Business & Economic Review 2009年5月号
【特集 人口減少下の都市・地域の再生】
女性就業率向上の阻害要因分析-地域特性に応じた対策が必要
2009年04月24日 調査部 ビジネス戦略研究センター 研究員 小西功二
要約
- 少子高齢化が進むわが国において、今後いかにして労働力を確保していくかは重要な課題である。その解決策の一つとして、女性労働力の一段の活用が有望視されている。このところ女性就業率に上昇の動きがみられるものの、その主因は非婚化、晩婚化であり、有配偶女性の就業率をいかに向上させるかが課題となる。
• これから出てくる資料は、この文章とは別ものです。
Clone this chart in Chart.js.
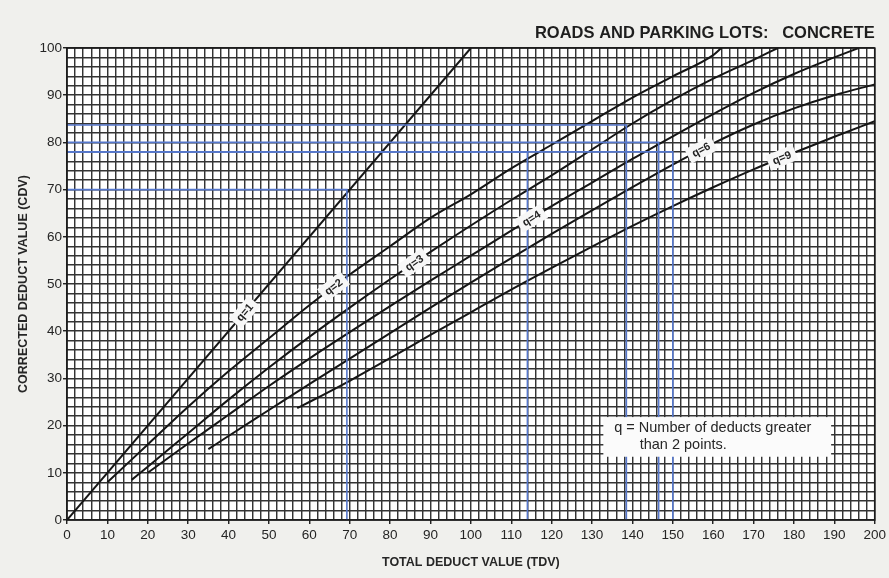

- 有配偶女性の就業率を都道府県別にみると、都市部よりも地方において高い傾向にある。さらに、地域別、年齢層別に就業率をみると、a.30歳代前半の就業率低下は都市部においてのみ確認される、b.50歳代の就業率の落ち込みは地方において急であり、都市部において緩やかである、という特徴を指摘できる。
- 就業率と家族類型の関係をみると、a.核家族世帯の割合が高い都市部ほど30歳代前半の就業率低下幅が大きい、b.3世代世帯の割合が高い地方ほど50歳代の就業率低下幅が大きい、という結果が得られた。こうした家族類型の違いを踏まえれば、都市部では育児が、地方では介護が、それぞれ有配偶女性就業の最大のネックであると言える。
- 都市部での育児問題、地方での介護問題という視点で就業率をみると、都市部においては、保育基盤が不足していることに加え、30歳代男女間の労働時間格差が大きく、夫の家事・育児参加が進んでいないことが影響している。一方、地方においては、採算確保の難しさを背景とした介護サービスの供給量不足が影響している。
- 以上の分析を踏まえると、女性就業率向上に向けて、a.核家族の多い都市部では、保育サービスの拡充、育児支援制度の充実に加えて、夫の家事・育児参加に向けて「柔軟な働き方」を推進することが重要である。b.3世代同居家族の多い地方では、介護サービスの供給量を拡大することが必要である。サービス供給の効率性確保の観点から、コンパクトなまちづくりを推進することが求められる。